For the first optimization stage, Remove redundant code, the compiler takes naive register allocation and data movement instructions and replaces them with fewer instructions that produce the same results. The original naive instructions resulted from the basic language translation steps based on fine-grained decomposition of each expression within each statement. Each expression is originally translated in isolation, simplifying the first round of code generation. The optimization stage processes neighboring sequences of these instructions and removes redundant movements of values.

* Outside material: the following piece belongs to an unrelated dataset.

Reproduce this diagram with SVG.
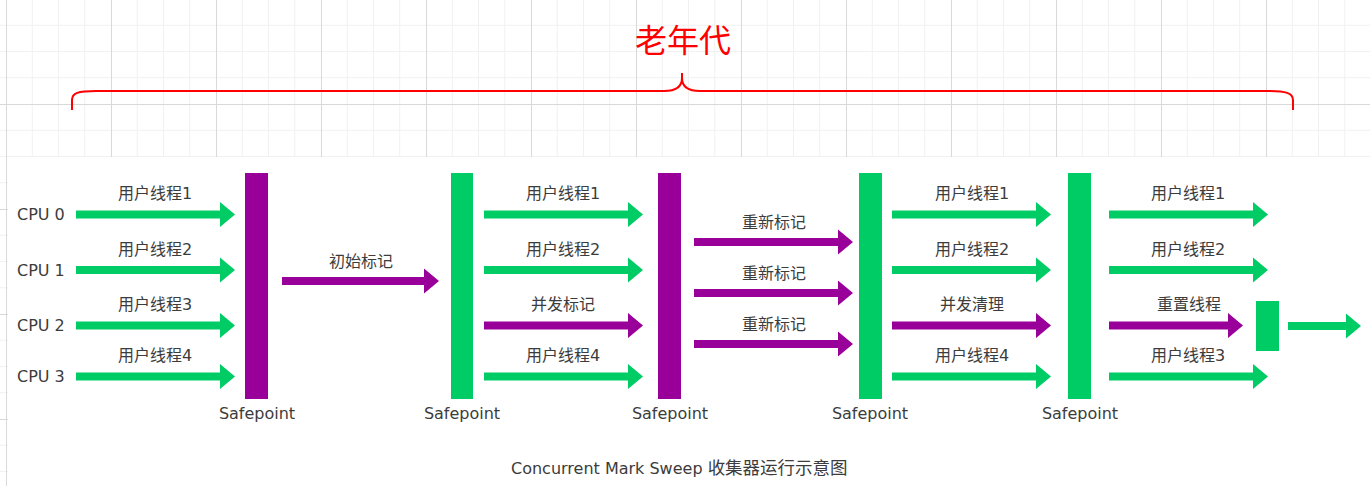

For example, this sequence of instructions:

    "POP R01",0,0,0,0,#FALSE#
    "MOV #1, R04",0,0,0,0,#FALSE#
    "MOV R04, R02",0,0,0,0,#FALSE#
    "MOV #1, R05",0,0,0,0,#FALSE#
    "MOV R05, R03",0,0,0,0,#FALSE#
    "MOV R01, R05",0,0,0,0,#FALSE#
    "CMP R05, R03",0,0,0,0,#FALSE#
    "JGT 69",0,0,0,0,#FALSE#
    "MOV R02, R04",0,0,0,0,#FALSE#
    "MUL R03, R04",0,0,0,0,#FALSE#
    "MOV R04, R06",0,0,0,0,#FALSE#
    "MOV R06, R02",0,0,0,0,#FALSE#
    "ADD #1, R03",0,0,0,0,#FALSE#

is simplified to this equivalent but shorter sequence:

    "POP R01",0,0,0,0,#FALSE#
    "MOV #1, R02",0,0,0,0,#FALSE#
    "MOV #1, R03",0,0,0,0,#FALSE#
    "CMP R01, R03",0,0,0,0,#FALSE#
    "JGT 39",0,0,0,0,#FALSE#
    "MUL R03, R02",0,0,0,0,#FALSE#
    "ADD #1, R03",0,0,0,0,#FALSE#

The simple step of loading the constant 7 into a variable is reduced from two instructions to one:

    "MOV #7, R02",0,0,0,0,#FALSE#
    "STW R02, 114",0,0,0,0,#FALSE#


    "STW #7, 114",0,0,0,0,#FALSE#

For the Use LOOP instruction for loops optimization, the innermost factorial multiplication loop is transformed from this:

15: "CMP R01, R03",0,0,0,0,#FALSE#
    "JGT 39",0,0,0,0,#FALSE#
    "MUL R03, R02",0,0,0,0,#FALSE#
    "ADD #1, R03",0,0,0,0,#FALSE#
    "JMP 15",0,0,0,0,#FALSE#
39: "MOV R02, R00",0,0,0,0,#FALSE#

to this, where the LOOP instruction uses relative address -11 to iterate to the MUL instruction:

    "MOV R01, R05",0,0,0,0,#FALSE#
    "SUBU R03, R05",0,0,0,0,#FALSE#
    "ADD #1, R05",0,0,0,0,#FALSE#
31: "MUL R03, R02",0,0,0,0,#FALSE#
    "ADD #1, R03",0,0,0,0,#FALSE#
42: "LOOP -11, R05",0,0,0,0,#FALSE#
    "MOV R02, R00",0,0,0,0,#FALSE#

Three extra instructions are required to setup the loop, but each iteration only executes three instructions rather than five.

Our final optimization, use jumps with relative addresses replaces this 4-byte subroutine call using an absolute target address:

     "CAL 0",0,0,0,0,#FALSE#

with a 3-byte instruction using a negative relative offset:

110: "CAL -110",0,0,0,0,#FALSE#

This optimization will show more improvement in a program with several branching statements such as if/else or case constructs.


Software compilers remove the task of selecting and ordering individual machine instractions from the responsibility of the software developer. Instead, the developer can focus on the problem definition in a reasonably high-level language. The compiler applies various mechanical transformations to yield a reasonably efficient object code program.

Modern CPU hardware supports instruction pipelines that allow overlapped processing of the various steps required for each instruction. Many compilers support partial reordering of the generated instructions to support efficient overlap patterns for specific sequences of instructions flowing through the pipeline.

Additional performance improvements occur with refinements beyond the scope of this demonstration, such as on-chip memory caches, multi-core CPU’s, or special purpose vector processing units.

Fortunately, the software developer can usually remain blissfully unaware of these tedious details, and can focus on writing programs that accurately reflect the desired business task.